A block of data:

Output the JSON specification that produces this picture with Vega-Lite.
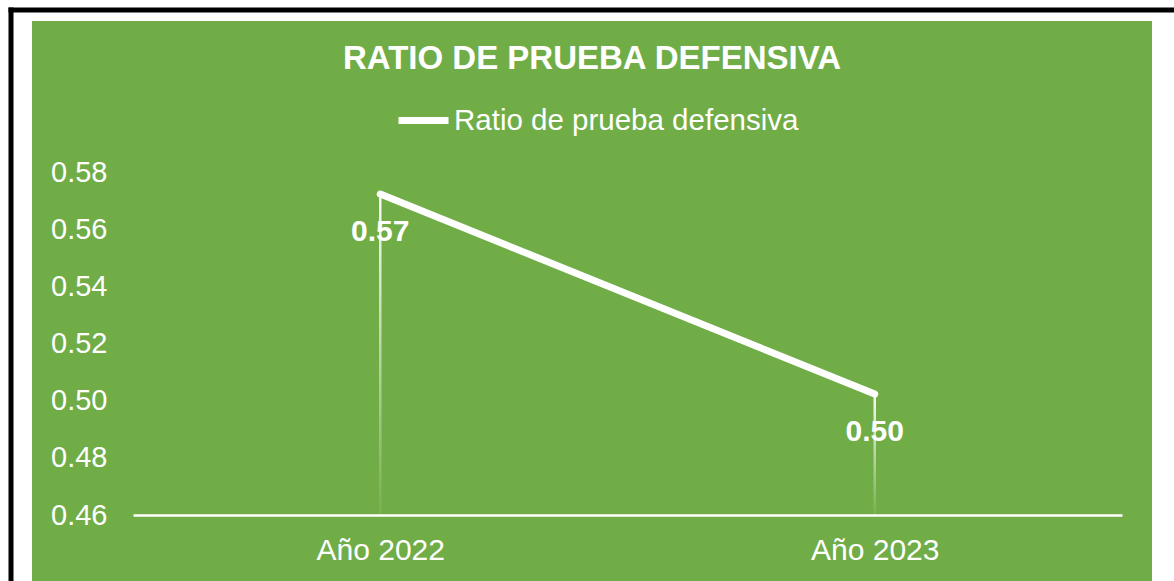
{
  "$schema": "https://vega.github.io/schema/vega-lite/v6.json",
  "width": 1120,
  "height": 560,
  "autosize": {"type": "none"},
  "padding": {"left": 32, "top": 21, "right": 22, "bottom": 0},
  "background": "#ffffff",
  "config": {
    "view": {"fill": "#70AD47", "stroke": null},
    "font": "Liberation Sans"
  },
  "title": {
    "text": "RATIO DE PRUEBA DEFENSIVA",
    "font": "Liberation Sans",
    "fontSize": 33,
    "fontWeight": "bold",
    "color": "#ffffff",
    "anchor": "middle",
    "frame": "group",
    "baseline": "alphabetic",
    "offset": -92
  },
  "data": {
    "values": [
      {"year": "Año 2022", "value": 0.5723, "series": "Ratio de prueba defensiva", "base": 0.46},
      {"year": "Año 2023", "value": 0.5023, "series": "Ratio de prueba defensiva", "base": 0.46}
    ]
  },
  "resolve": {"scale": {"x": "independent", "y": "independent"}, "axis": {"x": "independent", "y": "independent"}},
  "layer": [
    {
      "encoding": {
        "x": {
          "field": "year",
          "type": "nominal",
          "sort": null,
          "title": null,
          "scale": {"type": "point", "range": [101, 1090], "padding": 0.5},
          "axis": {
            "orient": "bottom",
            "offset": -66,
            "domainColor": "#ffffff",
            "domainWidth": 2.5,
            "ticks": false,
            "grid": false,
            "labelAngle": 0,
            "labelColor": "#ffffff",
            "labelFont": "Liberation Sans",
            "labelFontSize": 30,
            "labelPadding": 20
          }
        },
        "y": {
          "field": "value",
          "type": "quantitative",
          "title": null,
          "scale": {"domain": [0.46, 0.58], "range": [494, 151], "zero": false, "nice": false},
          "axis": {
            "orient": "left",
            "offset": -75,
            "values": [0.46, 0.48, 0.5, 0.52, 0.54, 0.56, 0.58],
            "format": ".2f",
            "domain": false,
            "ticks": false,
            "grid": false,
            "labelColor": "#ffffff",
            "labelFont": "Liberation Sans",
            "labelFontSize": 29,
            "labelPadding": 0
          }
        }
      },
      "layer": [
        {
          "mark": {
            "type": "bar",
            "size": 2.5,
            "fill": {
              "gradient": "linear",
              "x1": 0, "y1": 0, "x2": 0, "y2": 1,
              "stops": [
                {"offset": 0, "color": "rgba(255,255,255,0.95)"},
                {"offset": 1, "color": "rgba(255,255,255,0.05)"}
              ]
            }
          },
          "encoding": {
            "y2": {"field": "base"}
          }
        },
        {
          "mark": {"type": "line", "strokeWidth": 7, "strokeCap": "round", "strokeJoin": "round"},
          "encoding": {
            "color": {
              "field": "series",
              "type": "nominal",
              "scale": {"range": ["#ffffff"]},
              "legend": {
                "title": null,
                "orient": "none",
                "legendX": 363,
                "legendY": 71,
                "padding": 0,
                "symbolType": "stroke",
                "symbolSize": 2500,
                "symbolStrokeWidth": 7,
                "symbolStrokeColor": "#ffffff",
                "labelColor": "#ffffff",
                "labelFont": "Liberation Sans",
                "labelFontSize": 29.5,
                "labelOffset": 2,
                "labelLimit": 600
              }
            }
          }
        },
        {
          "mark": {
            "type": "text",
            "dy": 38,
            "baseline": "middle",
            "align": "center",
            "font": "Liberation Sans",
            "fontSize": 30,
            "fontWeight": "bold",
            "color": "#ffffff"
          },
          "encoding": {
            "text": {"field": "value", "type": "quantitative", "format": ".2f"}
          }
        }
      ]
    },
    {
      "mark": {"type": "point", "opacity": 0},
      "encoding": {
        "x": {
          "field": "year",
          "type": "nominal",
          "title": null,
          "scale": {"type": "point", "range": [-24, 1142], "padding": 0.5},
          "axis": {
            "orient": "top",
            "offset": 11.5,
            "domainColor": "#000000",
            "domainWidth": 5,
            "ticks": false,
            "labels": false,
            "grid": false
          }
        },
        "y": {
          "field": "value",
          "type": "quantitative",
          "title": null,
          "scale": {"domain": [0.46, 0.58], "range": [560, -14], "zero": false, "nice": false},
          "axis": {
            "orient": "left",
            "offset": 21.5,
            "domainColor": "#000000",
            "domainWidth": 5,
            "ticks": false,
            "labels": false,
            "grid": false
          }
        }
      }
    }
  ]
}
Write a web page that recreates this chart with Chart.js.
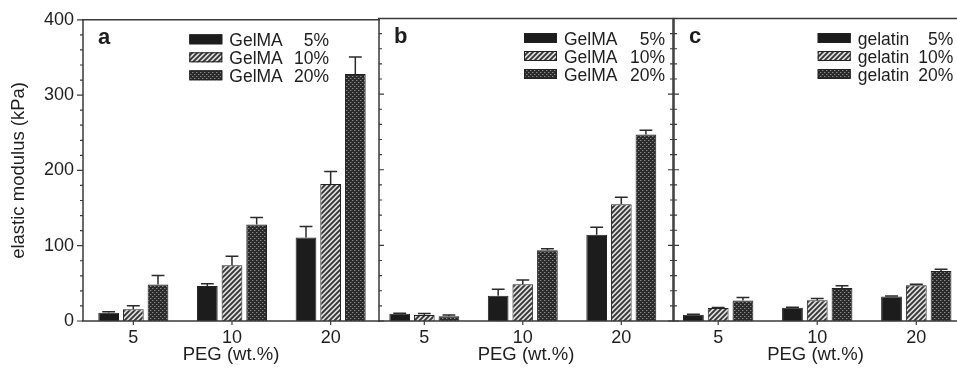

## [WORK TO DO]
Go through the material above and print all of it exactly, except the pictures.

## [EXERCISE SOLUTION]
Output the JSON specification that produces this picture with Vega-Lite.
{
  "$schema": "https://vega.github.io/schema/vega-lite/v6.json",
  "width": 1120,
  "height": 560,
  "autosize": {"type": "none"},
  "padding": {"left": 32, "top": 21, "right": 22, "bottom": 0},
  "background": "#ffffff",
  "config": {
    "view": {"fill": "#70AD47", "stroke": null},
    "font": "Liberation Sans"
  },
  "title": {
    "text": "RATIO DE PRUEBA DEFENSIVA",
    "font": "Liberation Sans",
    "fontSize": 33,
    "fontWeight": "bold",
    "color": "#ffffff",
    "anchor": "middle",
    "frame": "group",
    "baseline": "alphabetic",
    "offset": -92
  },
  "data": {
    "values": [
      {"year": "Año 2022", "value": 0.5723, "series": "Ratio de prueba defensiva", "base": 0.46},
      {"year": "Año 2023", "value": 0.5023, "series": "Ratio de prueba defensiva", "base": 0.46}
    ]
  },
  "resolve": {"scale": {"x": "independent", "y": "independent"}, "axis": {"x": "independent", "y": "independent"}},
  "layer": [
    {
      "encoding": {
        "x": {
          "field": "year",
          "type": "nominal",
          "sort": null,
          "title": null,
          "scale": {"type": "point", "range": [101, 1090], "padding": 0.5},
          "axis": {
            "orient": "bottom",
            "offset": -66,
            "domainColor": "#ffffff",
            "domainWidth": 2.5,
            "ticks": false,
            "grid": false,
            "labelAngle": 0,
            "labelColor": "#ffffff",
            "labelFont": "Liberation Sans",
            "labelFontSize": 30,
            "labelPadding": 20
          }
        },
        "y": {
          "field": "value",
          "type": "quantitative",
          "title": null,
          "scale": {"domain": [0.46, 0.58], "range": [494, 151], "zero": false, "nice": false},
          "axis": {
            "orient": "left",
            "offset": -75,
            "values": [0.46, 0.48, 0.5, 0.52, 0.54, 0.56, 0.58],
            "format": ".2f",
            "domain": false,
            "ticks": false,
            "grid": false,
            "labelColor": "#ffffff",
            "labelFont": "Liberation Sans",
            "labelFontSize": 29,
            "labelPadding": 0
          }
        }
      },
      "layer": [
        {
          "mark": {
            "type": "bar",
            "size": 2.5,
            "fill": {
              "gradient": "linear",
              "x1": 0, "y1": 0, "x2": 0, "y2": 1,
              "stops": [
                {"offset": 0, "color": "rgba(255,255,255,0.95)"},
                {"offset": 1, "color": "rgba(255,255,255,0.05)"}
              ]
            }
          },
          "encoding": {
            "y2": {"field": "base"}
          }
        },
        {
          "mark": {"type": "line", "strokeWidth": 7, "strokeCap": "round", "strokeJoin": "round"},
          "encoding": {
            "color": {
              "field": "series",
              "type": "nominal",
              "scale": {"range": ["#ffffff"]},
              "legend": {
                "title": null,
                "orient": "none",
                "legendX": 363,
                "legendY": 71,
                "padding": 0,
                "symbolType": "stroke",
                "symbolSize": 2500,
                "symbolStrokeWidth": 7,
                "symbolStrokeColor": "#ffffff",
                "labelColor": "#ffffff",
                "labelFont": "Liberation Sans",
                "labelFontSize": 29.5,
                "labelOffset": 2,
                "labelLimit": 600
              }
            }
          }
        },
        {
          "mark": {
            "type": "text",
            "dy": 38,
            "baseline": "middle",
            "align": "center",
            "font": "Liberation Sans",
            "fontSize": 30,
            "fontWeight": "bold",
            "color": "#ffffff"
          },
          "encoding": {
            "text": {"field": "value", "type": "quantitative", "format": ".2f"}
          }
        }
      ]
    },
    {
      "mark": {"type": "point", "opacity": 0},
      "encoding": {
        "x": {
          "field": "year",
          "type": "nominal",
          "title": null,
          "scale": {"type": "point", "range": [-24, 1142], "padding": 0.5},
          "axis": {
            "orient": "top",
            "offset": 11.5,
            "domainColor": "#000000",
            "domainWidth": 5,
            "ticks": false,
            "labels": false,
            "grid": false
          }
        },
        "y": {
          "field": "value",
          "type": "quantitative",
          "title": null,
          "scale": {"domain": [0.46, 0.58], "range": [560, -14], "zero": false, "nice": false},
          "axis": {
            "orient": "left",
            "offset": 21.5,
            "domainColor": "#000000",
            "domainWidth": 5,
            "ticks": false,
            "labels": false,
            "grid": false
          }
        }
      }
    }
  ]
}
Write a web page that recreates this chart with Chart.js.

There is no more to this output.